"TWO STONES REST ON a plinth. They look identical-as nearly identical as two nonidentical things can look. Across each lumpy dark-gray spheroid cuts an uneven line. Their surfaces speckle with multicolored inclusions. If these objects were closer to perfect spheres, their mass distributed more evenly, their colors scattered less stochastically, then their similarity might not surprise us. As it is, their resemblance strikes us more powerfully with each matching detail."
"Only one of these stones really is a stone. The other is a sculpture, cast from bronze by Vija Celmins and painted to match the original. Millimeter by millimeter, she copied her model in all its idiosyncrasy, each gesture dictated by the minutest nuance on the surface of the object that she had before her eyes. The more her work succeeds, the more alike the stones look, the more they invite us to ask what makes them different."
"If I drill into one, I will expose a core of brazen metal. If drill into the other, I will find only more stone. By holding the form constant, Celmins isolates the matter. But what's so interesting about the contrast between bronze versus stone? Our fascination with these objects has less to do with the substances themselves than the divide for which they stand. The difference between bronze and stone is not like that between bronze and steel or granite and basalt."
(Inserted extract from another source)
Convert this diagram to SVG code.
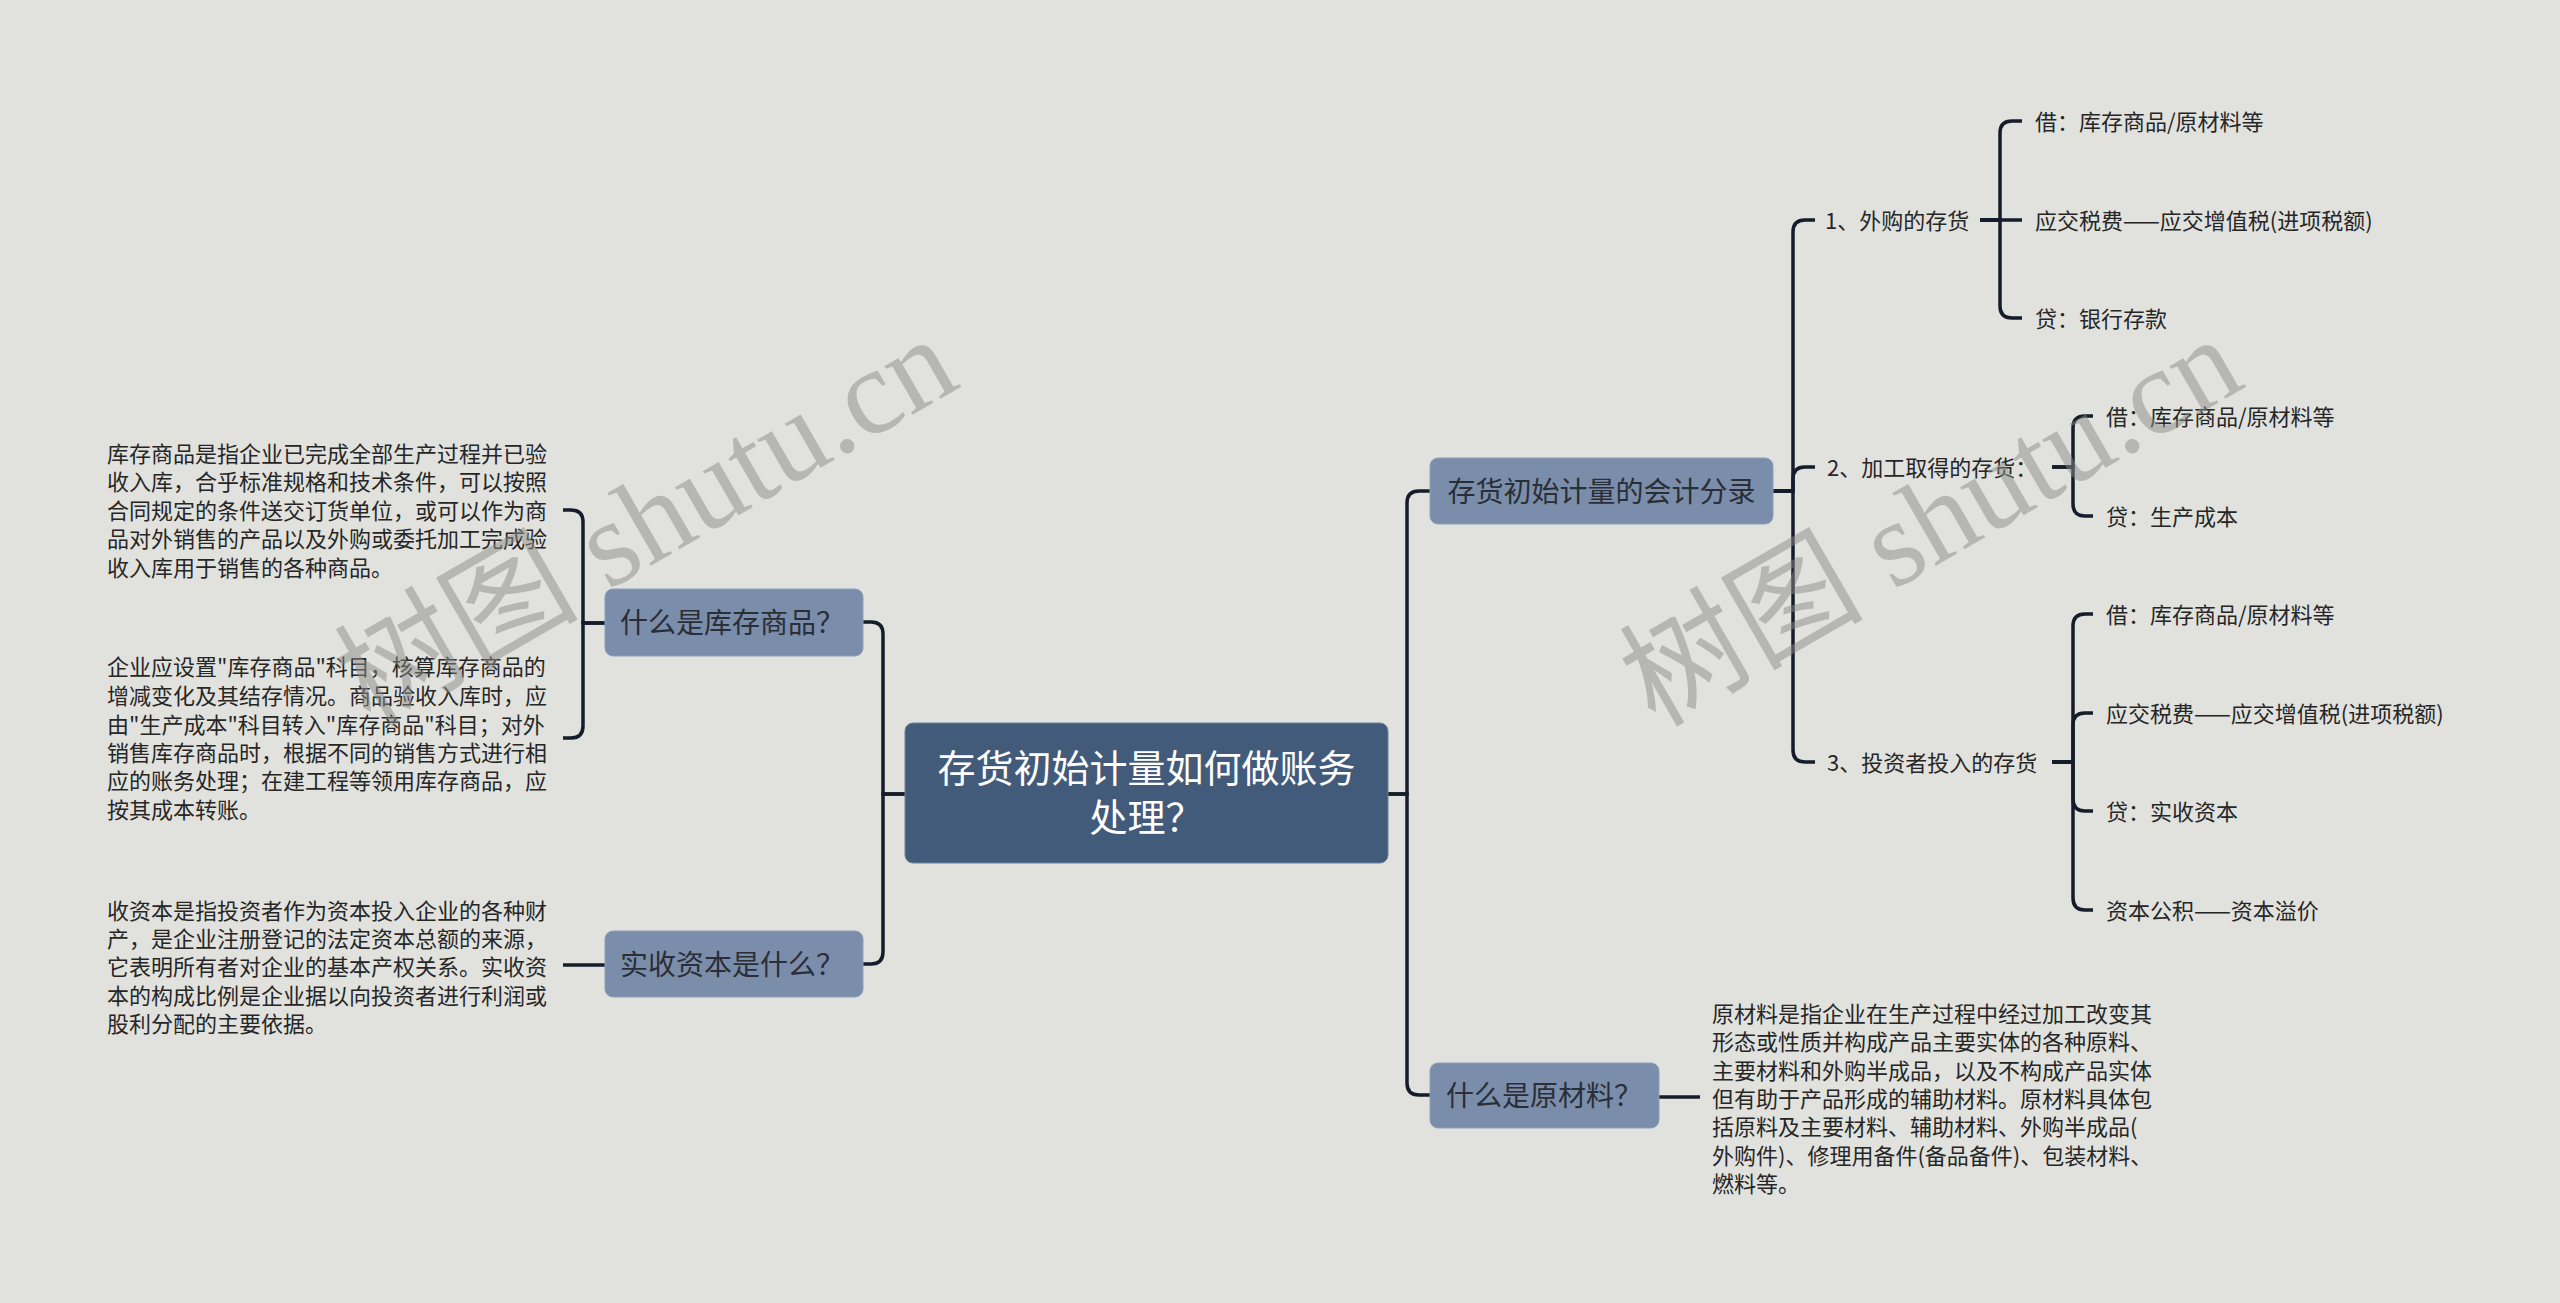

Two nearly identical stones are presented, one real and one a bronze sculpture painted to match. The sculptor reproduced the model millimeter by millimeter, copying every surface idiosyncrasy. The visual success of the mimicry intensifies curiosity about difference and material. Drilling would disclose either metal or stone, isolating matter while keeping form constant. The contrast between bronze and stone foregrounds a deeper, categorical split: art as a human product and nature as what exists apart from humanmaking. The distinction is framed as binary, with no intermediate category between human artifice and nonhuman nature.